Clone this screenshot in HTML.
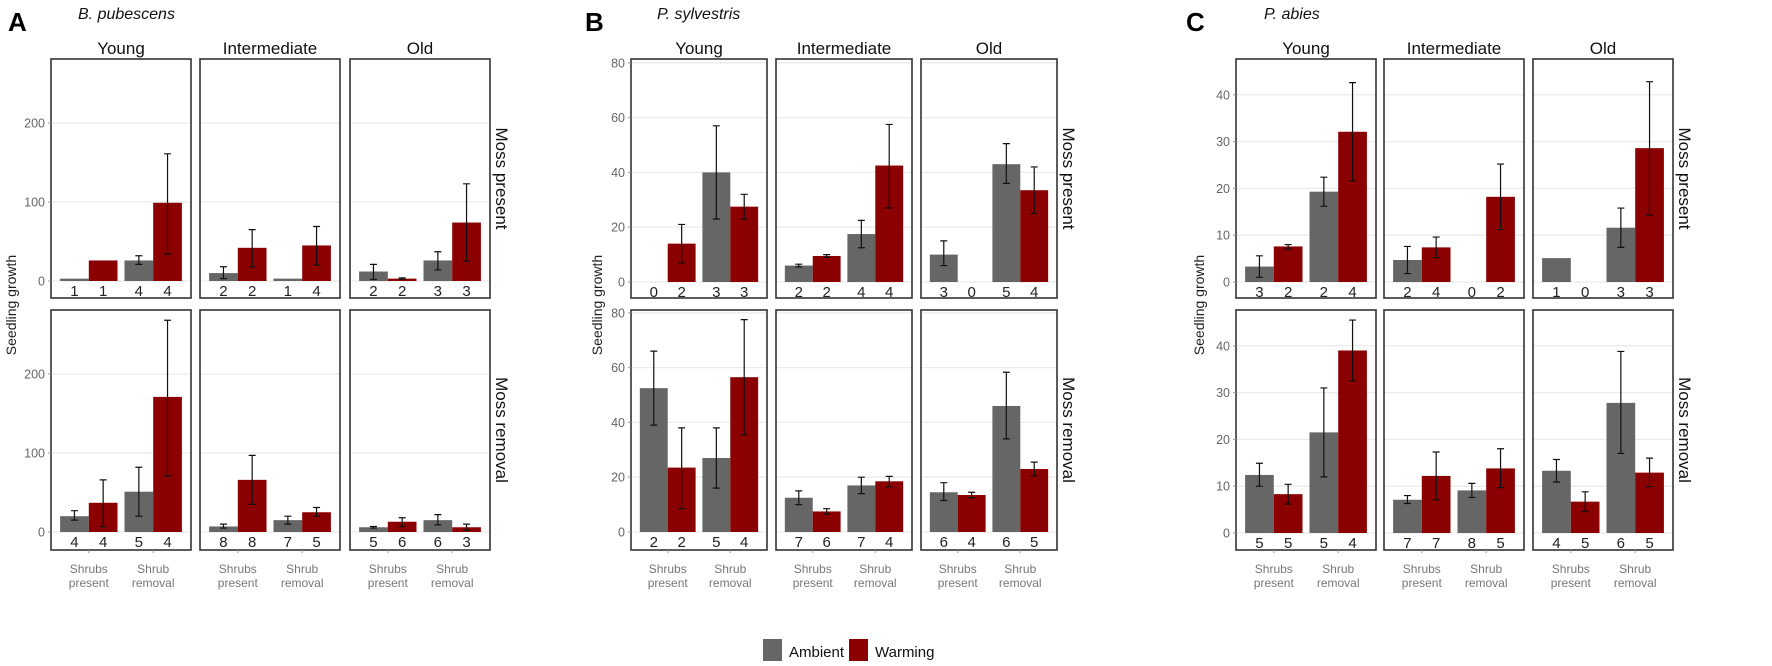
<!DOCTYPE html>
<html><head><meta charset="utf-8"><style>body{margin:0;background:#fff}svg{display:block}</style></head>
<body>
<svg id="s" width="1772" height="666" xmlns="http://www.w3.org/2000/svg" font-family="Liberation Sans, sans-serif"></svg>
<script>
const S=document.getElementById('s');let h='';
const G='#666666',R='#8b0000';
function panel(p){
  const rows=[{y0:p.z0[0],top:59,bot:298},{y0:p.z0[1],top:310,bot:550}];
  h+=`<text x="${p.lx}" y="31" font-size="26" font-weight="bold" fill="#000">${p.L}</text>`;
  h+=`<text x="${p.tx}" y="19" font-size="16" font-style="italic" fill="#111">${p.title}</text>`;
  h+=`<text transform="translate(${p.ylx},305) rotate(-90)" text-anchor="middle" font-size="14" fill="#222">Seedling growth</text>`;
  const names=['Young','Intermediate','Old'];
  p.fx.forEach((fx,fi)=>{
    const w=p.fw;
    h+=`<text x="${fx+w/2}" y="54" text-anchor="middle" font-size="17" fill="#111">${names[fi]}</text>`;
    rows.forEach((r,ri)=>{
      // grid
      p.ticks.forEach(t=>{const y=r.y0-t*p.k;if(y>r.top){h+=`<line x1="${fx}" x2="${fx+w}" y1="${y}" y2="${y}" stroke="#ebebeb" stroke-width="1.3"/>`;}});
      const d=p.d[ri][fi];
      const cs=[w*0.27,w*0.73],bw=w*0.205;
      d.forEach((b,bi)=>{
        const c=cs[bi>>1],x=bi%2==0?c-bw:c,col=bi%2==0?G:R;
        const [v,lo,hi,n]=b;
        if(v>0)h+=`<rect x="${fx+x}" y="${r.y0-v*p.k}" width="${bw}" height="${v*p.k}" fill="${col}"/>`;
        if(lo!=null){const cx=fx+x+bw/2,y1=r.y0-lo*p.k,y2=r.y0-hi*p.k;
          h+=`<path d="M${cx},${y1}V${y2}M${cx-3.5},${y1}h7M${cx-3.5},${y2}h7" stroke="#111" stroke-width="1.2" fill="none"/>`;}
        h+=`<text x="${fx+x+bw/2}" y="${r.y0+15}" text-anchor="middle" font-size="15" fill="#222">${n}</text>`;
      });
      h+=`<rect x="${fx}" y="${r.top}" width="${w}" height="${r.bot-r.top}" fill="none" stroke="#333" stroke-width="1.6"/>`;
      if(fi==0){p.ticks.forEach(t=>{const y=r.y0-t*p.k;if(y>r.top-2){h+=`<text x="${fx-6}" y="${y+4.5}" text-anchor="end" font-size="12.5" fill="#666">${t}</text><line x1="${fx-3}" x2="${fx}" y1="${y}" y2="${y}" stroke="#999"/>`;}});}
      if(ri==1){cs.forEach((c,ci)=>{h+=`<line x1="${fx+c}" x2="${fx+c}" y1="550" y2="553" stroke="#999"/>`;
        h+=`<text x="${fx+c}" y="573" text-anchor="middle" font-size="12" fill="#777">${ci?'Shrub':'Shrubs'}</text><text x="${fx+c}" y="587" text-anchor="middle" font-size="12" fill="#777">${ci?'removal':'present'}</text>`;});}
      if(fi==2){const sx=fx+w+6,cy=(r.top+r.bot)/2;
        h+=`<text transform="translate(${sx},${cy}) rotate(90)" text-anchor="middle" font-size="17" fill="#111">${ri?'Moss removal':'Moss present'}</text>`;}
    });
  });
}
const N=null;
panel({L:'A',lx:8,title:'B. pubescens',tx:78,ylx:16,fx:[51,200,350],fw:140,z0:[281,532],k:0.79,ticks:[0,100,200],
d:[[[[3,N,N,1],[26,N,N,1],[26,21,32,4],[99,34,161,4]],
    [[10,3,18,2],[42,18,65,2],[3,N,N,1],[45,20,69,4]],
    [[12,2,21,2],[3,2,4,2],[26,14,37,3],[74,25,123,3]]],
   [[[20,15,27,4],[37,7,66,4],[51,20,82,5],[171,71,268,4]],
    [[7,5,10,8],[66,35,97,8],[15,10,20,7],[25,20,31,5]],
    [[6,5,7,5],[13,7,18,6],[15,9,22,6],[6,2,10,3]]]]});
panel({L:'B',lx:585,title:'P. sylvestris',tx:657,ylx:602,fx:[631,776,921],fw:136,z0:[282,532],k:2.74,ticks:[0,20,40,60,80],
d:[[[[0,N,N,0],[14,7,21,2],[40,23,57,3],[27.5,23,32,3]],
    [[6,5.5,6.5,2],[9.5,9,10,2],[17.5,12.5,22.5,4],[42.5,27,57.5,4]],
    [[10,6,15,3],[0,N,N,0],[43,36,50.5,5],[33.5,25,42,4]]],
   [[[52.5,39,66,2],[23.5,8.5,38,2],[27,16,38,5],[56.5,35.5,77.5,4]],
    [[12.5,10,15,7],[7.5,6.5,8.5,6],[17,14,20,7],[18.5,16.5,20.3,4]],
    [[14.5,11.5,18,6],[13.5,12.5,14.5,4],[46,34,58.3,6],[23,20.5,25.5,5]]]]});
panel({L:'C',lx:1186,title:'P. abies',tx:1264,ylx:1204,fx:[1236,1384,1533],fw:140,z0:[282,533],k:4.68,ticks:[0,10,20,30,40],
d:[[[[3.3,1,5.6,3],[7.6,7,8,2],[19.3,16.2,22.4,2],[32.1,21.6,42.6,4]],
    [[4.7,1.8,7.6,2],[7.4,5.2,9.6,4],[0,N,N,0],[18.2,11.2,25.2,2]],
    [[5.1,N,N,1],[0,N,N,0],[11.6,7.4,15.8,3],[28.6,14.3,42.8,3]]],
   [[[12.4,10,14.9,5],[8.3,6.2,10.4,5],[21.5,12,31,5],[39,32.5,45.5,4]],
    [[7.1,6.3,8,7],[12.2,7.1,17.3,7],[9.1,7.6,10.6,8],[13.8,9.7,18,5]],
    [[13.3,10.9,15.7,4],[6.7,4.6,8.8,5],[27.8,17,38.8,6],[12.9,9.9,16,5]]]]});
h+=`<rect x="763" y="639" width="19" height="22" fill="${G}"/><text x="789" y="657" font-size="15" fill="#111">Ambient</text>`;
h+=`<rect x="849" y="639" width="19" height="22" fill="${R}"/><text x="875" y="657" font-size="15" fill="#111">Warming</text>`;
S.innerHTML=h;
</script>
</body></html>
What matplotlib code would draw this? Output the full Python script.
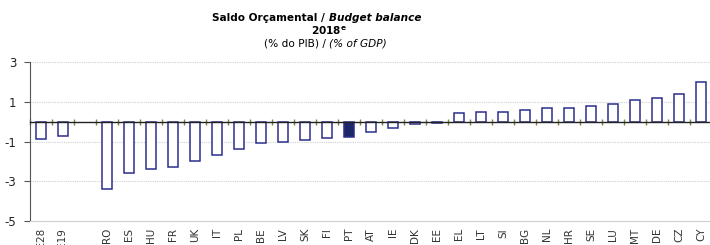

- - - - - - -

§ Required work:
Make an exact copy of the records above, with the pictures left out.

§ The reply:
Clone this screenshot in HTML.
<!DOCTYPE html>
<html><head><meta charset="utf-8"><style>body{margin:0;background:#fff}svg{display:block}</style></head>
<body>
<svg id="s" width="1772" height="666" xmlns="http://www.w3.org/2000/svg" font-family="Liberation Sans, sans-serif"></svg>
<script>
const S=document.getElementById('s');let h='';
const G='#666666',R='#8b0000';
function panel(p){
  const rows=[{y0:p.z0[0],top:59,bot:298},{y0:p.z0[1],top:310,bot:550}];
  h+=`<text x="${p.lx}" y="31" font-size="26" font-weight="bold" fill="#000">${p.L}</text>`;
  h+=`<text x="${p.tx}" y="19" font-size="16" font-style="italic" fill="#111">${p.title}</text>`;
  h+=`<text transform="translate(${p.ylx},305) rotate(-90)" text-anchor="middle" font-size="14" fill="#222">Seedling growth</text>`;
  const names=['Young','Intermediate','Old'];
  p.fx.forEach((fx,fi)=>{
    const w=p.fw;
    h+=`<text x="${fx+w/2}" y="54" text-anchor="middle" font-size="17" fill="#111">${names[fi]}</text>`;
    rows.forEach((r,ri)=>{
      // grid
      p.ticks.forEach(t=>{const y=r.y0-t*p.k;if(y>r.top){h+=`<line x1="${fx}" x2="${fx+w}" y1="${y}" y2="${y}" stroke="#ebebeb" stroke-width="1.3"/>`;}});
      const d=p.d[ri][fi];
      const cs=[w*0.27,w*0.73],bw=w*0.205;
      d.forEach((b,bi)=>{
        const c=cs[bi>>1],x=bi%2==0?c-bw:c,col=bi%2==0?G:R;
        const [v,lo,hi,n]=b;
        if(v>0)h+=`<rect x="${fx+x}" y="${r.y0-v*p.k}" width="${bw}" height="${v*p.k}" fill="${col}"/>`;
        if(lo!=null){const cx=fx+x+bw/2,y1=r.y0-lo*p.k,y2=r.y0-hi*p.k;
          h+=`<path d="M${cx},${y1}V${y2}M${cx-3.5},${y1}h7M${cx-3.5},${y2}h7" stroke="#111" stroke-width="1.2" fill="none"/>`;}
        h+=`<text x="${fx+x+bw/2}" y="${r.y0+15}" text-anchor="middle" font-size="15" fill="#222">${n}</text>`;
      });
      h+=`<rect x="${fx}" y="${r.top}" width="${w}" height="${r.bot-r.top}" fill="none" stroke="#333" stroke-width="1.6"/>`;
      if(fi==0){p.ticks.forEach(t=>{const y=r.y0-t*p.k;if(y>r.top-2){h+=`<text x="${fx-6}" y="${y+4.5}" text-anchor="end" font-size="12.5" fill="#666">${t}</text><line x1="${fx-3}" x2="${fx}" y1="${y}" y2="${y}" stroke="#999"/>`;}});}
      if(ri==1){cs.forEach((c,ci)=>{h+=`<line x1="${fx+c}" x2="${fx+c}" y1="550" y2="553" stroke="#999"/>`;
        h+=`<text x="${fx+c}" y="573" text-anchor="middle" font-size="12" fill="#777">${ci?'Shrub':'Shrubs'}</text><text x="${fx+c}" y="587" text-anchor="middle" font-size="12" fill="#777">${ci?'removal':'present'}</text>`;});}
      if(fi==2){const sx=fx+w+6,cy=(r.top+r.bot)/2;
        h+=`<text transform="translate(${sx},${cy}) rotate(90)" text-anchor="middle" font-size="17" fill="#111">${ri?'Moss removal':'Moss present'}</text>`;}
    });
  });
}
const N=null;
panel({L:'A',lx:8,title:'B. pubescens',tx:78,ylx:16,fx:[51,200,350],fw:140,z0:[281,532],k:0.79,ticks:[0,100,200],
d:[[[[3,N,N,1],[26,N,N,1],[26,21,32,4],[99,34,161,4]],
    [[10,3,18,2],[42,18,65,2],[3,N,N,1],[45,20,69,4]],
    [[12,2,21,2],[3,2,4,2],[26,14,37,3],[74,25,123,3]]],
   [[[20,15,27,4],[37,7,66,4],[51,20,82,5],[171,71,268,4]],
    [[7,5,10,8],[66,35,97,8],[15,10,20,7],[25,20,31,5]],
    [[6,5,7,5],[13,7,18,6],[15,9,22,6],[6,2,10,3]]]]});
panel({L:'B',lx:585,title:'P. sylvestris',tx:657,ylx:602,fx:[631,776,921],fw:136,z0:[282,532],k:2.74,ticks:[0,20,40,60,80],
d:[[[[0,N,N,0],[14,7,21,2],[40,23,57,3],[27.5,23,32,3]],
    [[6,5.5,6.5,2],[9.5,9,10,2],[17.5,12.5,22.5,4],[42.5,27,57.5,4]],
    [[10,6,15,3],[0,N,N,0],[43,36,50.5,5],[33.5,25,42,4]]],
   [[[52.5,39,66,2],[23.5,8.5,38,2],[27,16,38,5],[56.5,35.5,77.5,4]],
    [[12.5,10,15,7],[7.5,6.5,8.5,6],[17,14,20,7],[18.5,16.5,20.3,4]],
    [[14.5,11.5,18,6],[13.5,12.5,14.5,4],[46,34,58.3,6],[23,20.5,25.5,5]]]]});
panel({L:'C',lx:1186,title:'P. abies',tx:1264,ylx:1204,fx:[1236,1384,1533],fw:140,z0:[282,533],k:4.68,ticks:[0,10,20,30,40],
d:[[[[3.3,1,5.6,3],[7.6,7,8,2],[19.3,16.2,22.4,2],[32.1,21.6,42.6,4]],
    [[4.7,1.8,7.6,2],[7.4,5.2,9.6,4],[0,N,N,0],[18.2,11.2,25.2,2]],
    [[5.1,N,N,1],[0,N,N,0],[11.6,7.4,15.8,3],[28.6,14.3,42.8,3]]],
   [[[12.4,10,14.9,5],[8.3,6.2,10.4,5],[21.5,12,31,5],[39,32.5,45.5,4]],
    [[7.1,6.3,8,7],[12.2,7.1,17.3,7],[9.1,7.6,10.6,8],[13.8,9.7,18,5]],
    [[13.3,10.9,15.7,4],[6.7,4.6,8.8,5],[27.8,17,38.8,6],[12.9,9.9,16,5]]]]});
h+=`<rect x="763" y="639" width="19" height="22" fill="${G}"/><text x="789" y="657" font-size="15" fill="#111">Ambient</text>`;
h+=`<rect x="849" y="639" width="19" height="22" fill="${R}"/><text x="875" y="657" font-size="15" fill="#111">Warming</text>`;
S.innerHTML=h;
</script>
</body></html>
What matplotlib code would draw this? Output the full Python script.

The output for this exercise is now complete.